The Living Room Putsch

Ben Kaplan
3 min readJan 7, 2021

Yesterday, January 6th, 2021, a violent mob of fascist protesters incited by the President of the United States stormed the United States Capitol to interrupt the peaceful transfer of power. The event was broadcast live on major news networks, and leaders of the mob livestreamed their takeover of the building. I watched it all from my phone screen, my tv, and my laptop. You probably did too. It was not a new or peculiar kind of violence in this current America. It looked like when armed protesters stormed the Michigan Capitol. When far right extremists descended upon Charlottesville. It looked and sounded like something we’ve grown desensitized too, the extreme and violent rhetoric of the president and it’s many instances of turning into real life violence.
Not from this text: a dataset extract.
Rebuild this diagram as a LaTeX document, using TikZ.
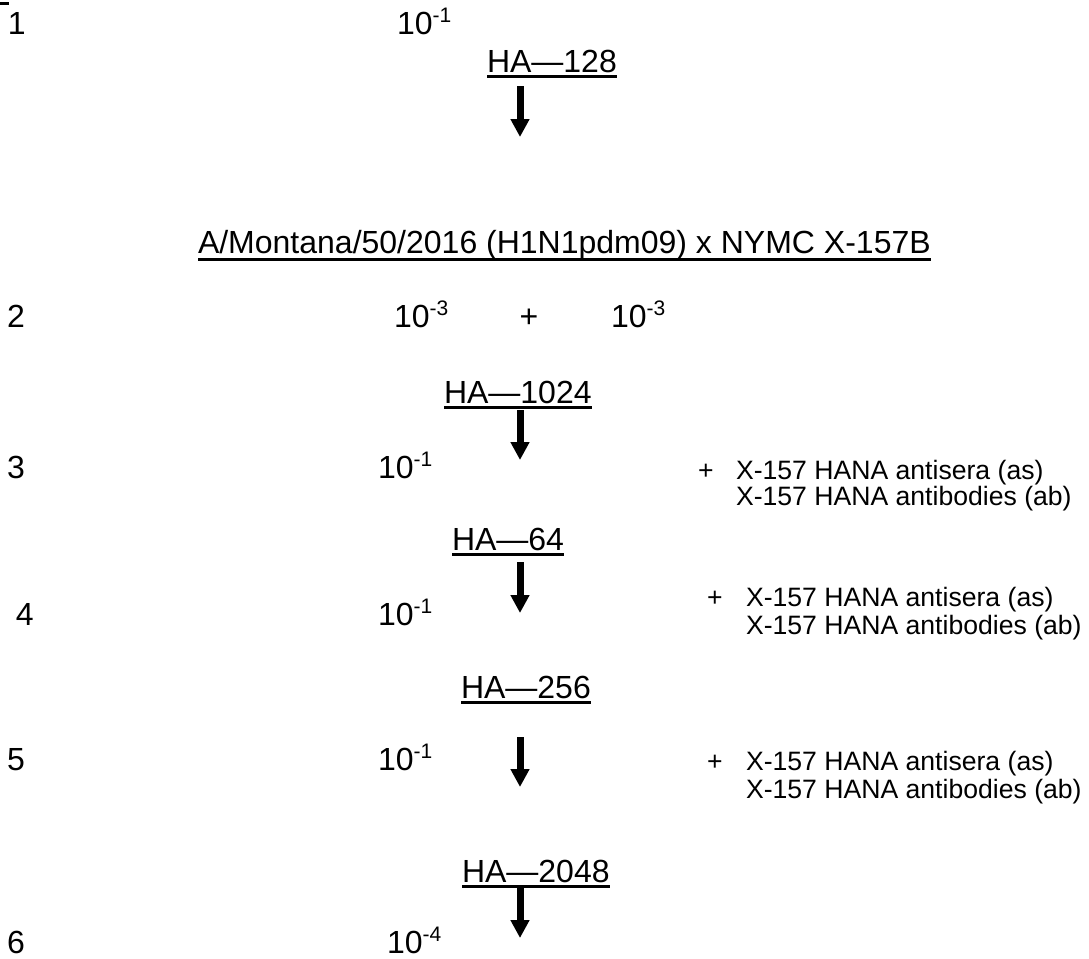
\documentclass[tikz,border=0pt]{standalone}
\usepackage{fontspec}
\setmainfont{Liberation Sans}
\usetikzlibrary{arrows.meta}
\newcommand\mysup[1]{\raisebox{12pt}{\fontsize{21}{24}\selectfont #1}}
\begin{document}
\begin{tikzpicture}[x=1pt,y=-1pt,
  lbl/.style={inner sep=0pt, outer sep=0pt, anchor=base west, font=\fontsize{32}{38}\selectfont},
  side/.style={inner sep=0pt, outer sep=0pt, anchor=base west, font=\fontsize{26.6}{30}\selectfont},
  uline/.style={line width=3pt},
  arr/.style={line width=7pt, -{Triangle[width=18pt,length=18pt]}}]
\useasboundingbox (0,0) rectangle (1089,958);
\fill (0,2) rectangle (9,5);
% row 1
\node[lbl] (n1) at (8,35) {1};
\node[lbl] (d1) at (397,35) {10\mysup{-1}};
\node[lbl] (h1) at (487,72) {HA—128};
\draw[uline] ([yshift=-4pt]h1.base west) -- ([yshift=-4pt]h1.base east);
\coordinate (a1s) at (520,86); \coordinate (a1e) at (520,137);
\draw[arr] (a1s) -- (a1e);
% title
\node[lbl] (title) at (198,253) {A/Montana/50/2016 (H1N1pdm09) x NYMC X-157B};
\draw[uline] ([yshift=-6pt]title.base west) -- ([yshift=-6pt]title.base east);
% row 2
\node[lbl] (n2) at (7,327) {2};
\node[lbl] (d2a) at (394,327) {10\mysup{-3}};
\node[lbl, anchor=base] (p2) at (529,327) {+};
\node[lbl] (d2b) at (611,327) {10\mysup{-3}};
% HA 1024
\node[lbl] (h2) at (444,403) {HA—1024};
\draw[uline] ([yshift=-4pt]h2.base west) -- ([yshift=-4pt]h2.base east);
\coordinate (a2s) at (520,410); \coordinate (a2e) at (520,460);
\draw[arr] (a2s) -- (a2e);
% row 3
\node[lbl] (n3) at (7,478) {3};
\node[lbl] (d3) at (378,478) {10\mysup{-1}};
\node[side, anchor=base] (p3) at (706,479) {+};
\node[side] (s3a) at (736,479) {X-157 HANA antisera (as)};
\node[side] (s3b) at (736,505) {X-157 HANA antibodies (ab)};
% HA 64
\node[lbl] (h3) at (452,550) {HA—64};
\draw[uline] ([yshift=-4pt]h3.base west) -- ([yshift=-4pt]h3.base east);
\coordinate (a3s) at (520,562); \coordinate (a3e) at (520,613);
\draw[arr] (a3s) -- (a3e);
% row 4
\node[lbl] (n4) at (16,625) {4};
\node[lbl] (d4) at (378,625) {10\mysup{-1}};
\node[side, anchor=base] (p4) at (715,606) {+};
\node[side] (s4a) at (746,606) {X-157 HANA antisera (as)};
\node[side] (s4b) at (746,634) {X-157 HANA antibodies (ab)};
% HA 256
\node[lbl] (h4) at (461,698) {HA—256};
\draw[uline] ([yshift=-4pt]h4.base west) -- ([yshift=-4pt]h4.base east);
\coordinate (a4s) at (520,737); \coordinate (a4e) at (520,787);
\draw[arr] (a4s) -- (a4e);
% row 5
\node[lbl] (n5) at (7,770) {5};
\node[lbl] (d5) at (378,770) {10\mysup{-1}};
\node[side, anchor=base] (p5) at (715,770) {+};
\node[side] (s5a) at (746,770) {X-157 HANA antisera (as)};
\node[side] (s5b) at (746,798) {X-157 HANA antibodies (ab)};
% HA 2048
\node[lbl] (h5) at (462,882) {HA—2048};
\draw[uline] ([yshift=-4pt]h5.base west) -- ([yshift=-4pt]h5.base east);
\coordinate (a5s) at (520,888); \coordinate (a5e) at (520,938);
\draw[arr] (a5s) -- (a5e);
% row 6
\node[lbl] (n6) at (7,953) {6};
\node[lbl] (d6) at (387,953) {10\mysup{-4}};
\end{tikzpicture}
\end{document}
There is now a major anti-democratic movement in this country, one that seeks to overturn a free and fair election and whose principle idealogy is one of white supremacy. It has the support of 147 members of congress, but many more Republican politicians bear responsibility for fanning the flames of this movement. Donald Trump has been Donald Trump this entire time, and anyone who stood by his side the last four years as he built this movement of conspiracy, fear, racial and ethnic hatred, and violence helped bring us to this moment.

The United States of America, economically savaged, with hundreds of thousands dead after a failed pandemic response, and with democracy and the rule of law nearing collapse, is at a precipice. Even if Trump is deposed (a national security necessity), the movement he unleashed will continue. Trump did not create white supremacy, far-right extremism, or the extreme asymmetric polarization that threatens our country, but he exploited it, and metastasized it’s influence. A substantial faction of the Republican Party no longer believes democracy is legitimate. They are joined by millions of Americans in that belief.

It is not clear that the sane members of the GOP or the leadership of the Democratic Party realize how deep the crisis goes. After sheltering in place in the besieged Capitol, congress reconvened to finish certifying the election results and then went on recess. There was still blood in the capitol halls. The mob was allowed to disperse into the streets of Washington D.C. They succeeded in interrupting the peaceful transfer of power and got away with it.

Democratic leadership, on the eve of full control of congress and the presidency does not seem to recognize that millions of Americans will not believe that the new government is legitimate. When congress reconvened after the putsch it was an opportunity for a moment of moral and civic clarity. Instead it revealed how fragile our democracy has become, how deep the purchase of far-right extremism has taken hold of our government, and how close we are to a breaking point. Congress completed it’s job of certifying the electoral votes, but the symbolic victory of an overrun capitol belongs to the movement that wants to see our democracy overturned.

Was yesterday a denouement or an escalation?